▶ Written task:
Lines with "Give me the TikZ source for this diagram." and "minimum width=4.33cm, minimum" mark the range, both included. Reproduce exactly that stretch, without pictures.

▶ Records:
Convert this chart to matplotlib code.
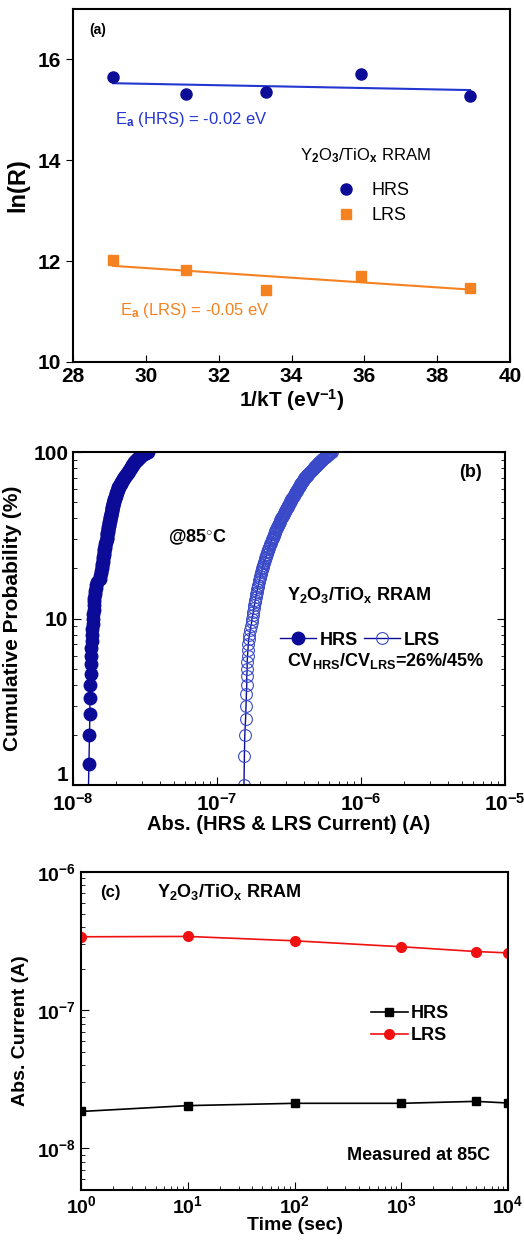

...

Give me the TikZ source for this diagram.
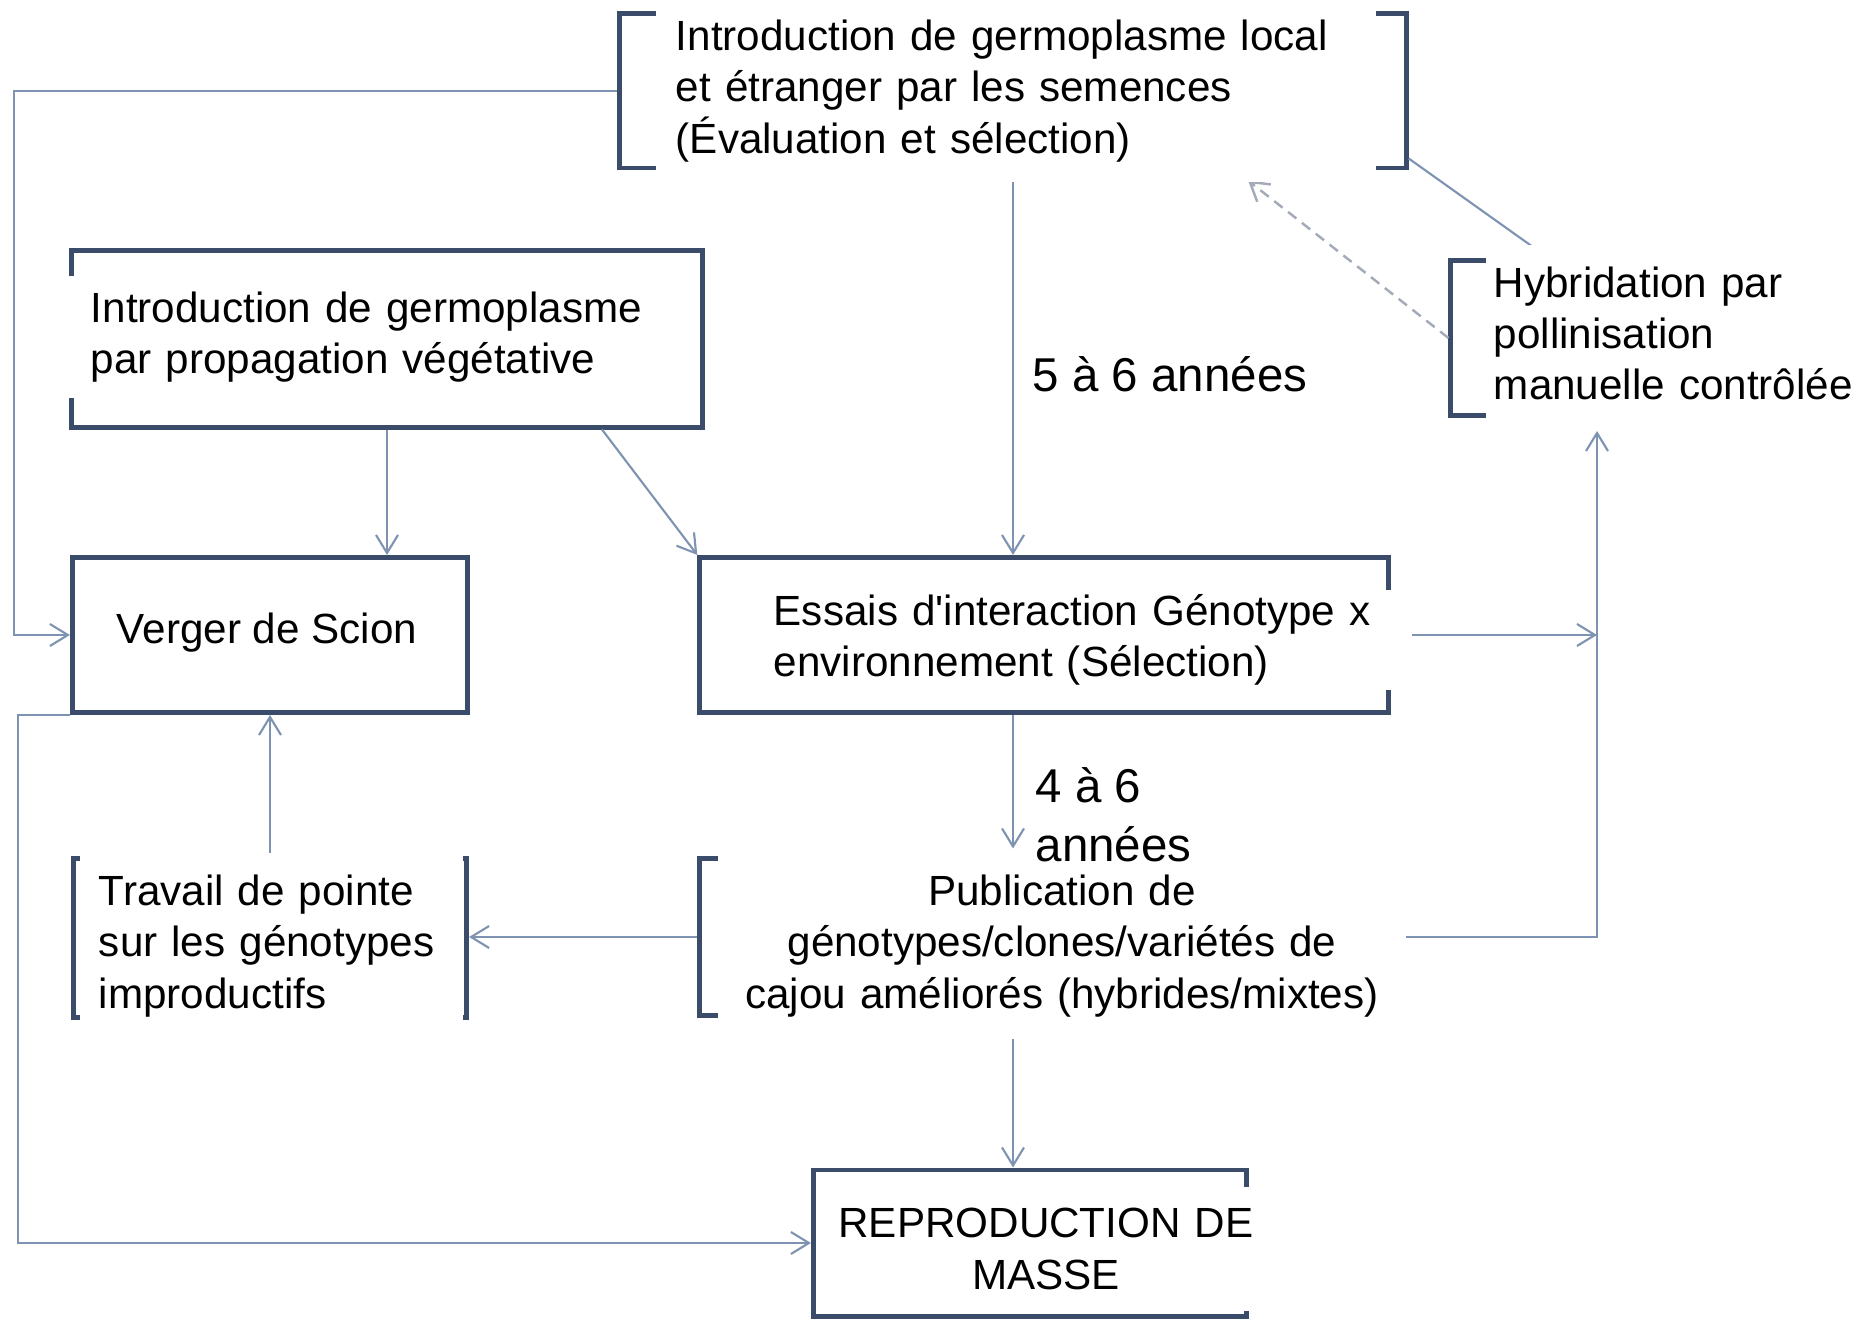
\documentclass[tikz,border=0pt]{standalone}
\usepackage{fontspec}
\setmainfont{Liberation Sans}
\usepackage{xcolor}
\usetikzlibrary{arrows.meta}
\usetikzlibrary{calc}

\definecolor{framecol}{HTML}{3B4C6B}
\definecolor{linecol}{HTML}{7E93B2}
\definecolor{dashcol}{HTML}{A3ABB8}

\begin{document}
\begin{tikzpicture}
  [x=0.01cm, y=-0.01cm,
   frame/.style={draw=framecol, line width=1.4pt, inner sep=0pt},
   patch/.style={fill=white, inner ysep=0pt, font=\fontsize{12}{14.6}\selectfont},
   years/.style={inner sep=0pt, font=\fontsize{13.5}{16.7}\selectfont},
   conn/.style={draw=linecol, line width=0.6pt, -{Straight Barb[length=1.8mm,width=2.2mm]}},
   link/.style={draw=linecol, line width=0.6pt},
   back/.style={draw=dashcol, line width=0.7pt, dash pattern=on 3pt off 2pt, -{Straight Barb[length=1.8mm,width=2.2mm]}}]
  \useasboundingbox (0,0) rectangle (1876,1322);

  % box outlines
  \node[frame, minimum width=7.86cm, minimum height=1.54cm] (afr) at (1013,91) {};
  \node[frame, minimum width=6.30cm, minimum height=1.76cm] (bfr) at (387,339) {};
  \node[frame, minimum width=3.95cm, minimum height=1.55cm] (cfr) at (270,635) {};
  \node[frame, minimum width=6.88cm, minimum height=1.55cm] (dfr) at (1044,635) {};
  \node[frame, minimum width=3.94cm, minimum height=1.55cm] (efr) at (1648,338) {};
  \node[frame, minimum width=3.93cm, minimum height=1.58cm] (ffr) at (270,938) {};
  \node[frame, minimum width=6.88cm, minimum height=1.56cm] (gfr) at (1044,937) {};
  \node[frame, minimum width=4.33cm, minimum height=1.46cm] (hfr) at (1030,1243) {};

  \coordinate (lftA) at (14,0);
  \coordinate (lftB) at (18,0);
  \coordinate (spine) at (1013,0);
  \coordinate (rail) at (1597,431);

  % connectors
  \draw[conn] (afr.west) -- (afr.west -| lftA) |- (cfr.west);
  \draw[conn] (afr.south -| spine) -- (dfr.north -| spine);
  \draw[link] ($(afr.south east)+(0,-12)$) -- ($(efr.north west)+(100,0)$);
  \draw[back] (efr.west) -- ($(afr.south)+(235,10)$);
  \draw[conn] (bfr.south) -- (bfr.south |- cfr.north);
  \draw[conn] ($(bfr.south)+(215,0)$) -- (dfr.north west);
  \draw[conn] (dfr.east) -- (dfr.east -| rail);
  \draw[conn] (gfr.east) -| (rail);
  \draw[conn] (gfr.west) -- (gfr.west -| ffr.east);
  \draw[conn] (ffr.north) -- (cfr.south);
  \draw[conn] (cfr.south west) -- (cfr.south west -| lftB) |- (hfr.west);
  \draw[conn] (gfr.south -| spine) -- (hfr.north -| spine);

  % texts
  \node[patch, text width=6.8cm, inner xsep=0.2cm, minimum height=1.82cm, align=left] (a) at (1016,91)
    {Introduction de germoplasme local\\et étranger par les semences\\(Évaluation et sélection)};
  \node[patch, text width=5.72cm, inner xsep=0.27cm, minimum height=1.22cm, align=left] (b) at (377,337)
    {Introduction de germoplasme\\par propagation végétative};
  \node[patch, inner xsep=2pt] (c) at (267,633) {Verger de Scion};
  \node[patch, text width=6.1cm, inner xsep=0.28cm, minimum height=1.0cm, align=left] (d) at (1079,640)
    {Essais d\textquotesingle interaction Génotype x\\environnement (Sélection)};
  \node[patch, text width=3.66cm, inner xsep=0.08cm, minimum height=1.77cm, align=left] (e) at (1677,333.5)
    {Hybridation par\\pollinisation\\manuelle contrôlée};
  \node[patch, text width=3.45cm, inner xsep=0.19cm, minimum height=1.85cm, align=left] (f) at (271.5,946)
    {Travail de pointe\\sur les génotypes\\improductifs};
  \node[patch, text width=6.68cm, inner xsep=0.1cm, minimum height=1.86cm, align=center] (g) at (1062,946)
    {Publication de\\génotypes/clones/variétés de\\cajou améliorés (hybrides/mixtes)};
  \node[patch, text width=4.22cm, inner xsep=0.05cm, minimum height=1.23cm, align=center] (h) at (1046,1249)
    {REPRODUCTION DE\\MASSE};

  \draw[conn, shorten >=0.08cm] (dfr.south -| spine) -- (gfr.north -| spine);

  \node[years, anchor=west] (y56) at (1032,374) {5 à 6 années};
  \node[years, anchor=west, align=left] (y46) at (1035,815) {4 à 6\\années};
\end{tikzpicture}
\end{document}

...

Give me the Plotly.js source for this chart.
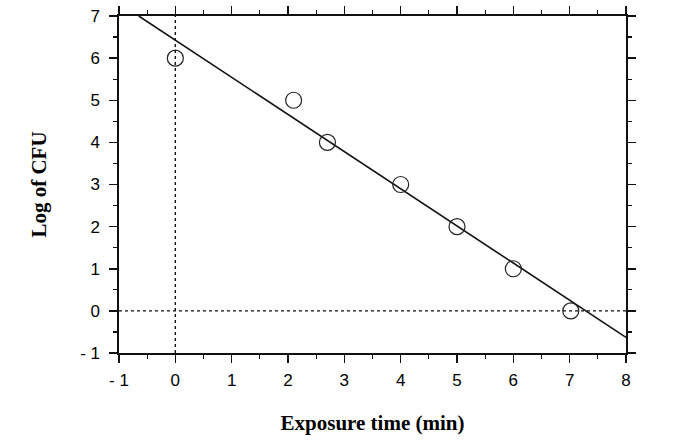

▶ Final result:
Give me the TikZ source for this diagram.
\documentclass[tikz,border=0pt]{standalone}
\usepackage{fontspec}
\setmainfont{Liberation Sans}
\usepackage{xcolor}
\usetikzlibrary{arrows.meta}
\usetikzlibrary{calc}

\definecolor{framecol}{HTML}{3B4C6B}
\definecolor{linecol}{HTML}{7E93B2}
\definecolor{dashcol}{HTML}{A3ABB8}

\begin{document}
\begin{tikzpicture}
  [x=0.01cm, y=-0.01cm,
   frame/.style={draw=framecol, line width=1.4pt, inner sep=0pt},
   patch/.style={fill=white, inner ysep=0pt, font=\fontsize{12}{14.6}\selectfont},
   years/.style={inner sep=0pt, font=\fontsize{13.5}{16.7}\selectfont},
   conn/.style={draw=linecol, line width=0.6pt, -{Straight Barb[length=1.8mm,width=2.2mm]}},
   link/.style={draw=linecol, line width=0.6pt},
   back/.style={draw=dashcol, line width=0.7pt, dash pattern=on 3pt off 2pt, -{Straight Barb[length=1.8mm,width=2.2mm]}}]
  \useasboundingbox (0,0) rectangle (1876,1322);

  % box outlines
  \node[frame, minimum width=7.86cm, minimum height=1.54cm] (afr) at (1013,91) {};
  \node[frame, minimum width=6.30cm, minimum height=1.76cm] (bfr) at (387,339) {};
  \node[frame, minimum width=3.95cm, minimum height=1.55cm] (cfr) at (270,635) {};
  \node[frame, minimum width=6.88cm, minimum height=1.55cm] (dfr) at (1044,635) {};
  \node[frame, minimum width=3.94cm, minimum height=1.55cm] (efr) at (1648,338) {};
  \node[frame, minimum width=3.93cm, minimum height=1.58cm] (ffr) at (270,938) {};
  \node[frame, minimum width=6.88cm, minimum height=1.56cm] (gfr) at (1044,937) {};
  \node[frame, minimum width=4.33cm, minimum height=1.46cm] (hfr) at (1030,1243) {};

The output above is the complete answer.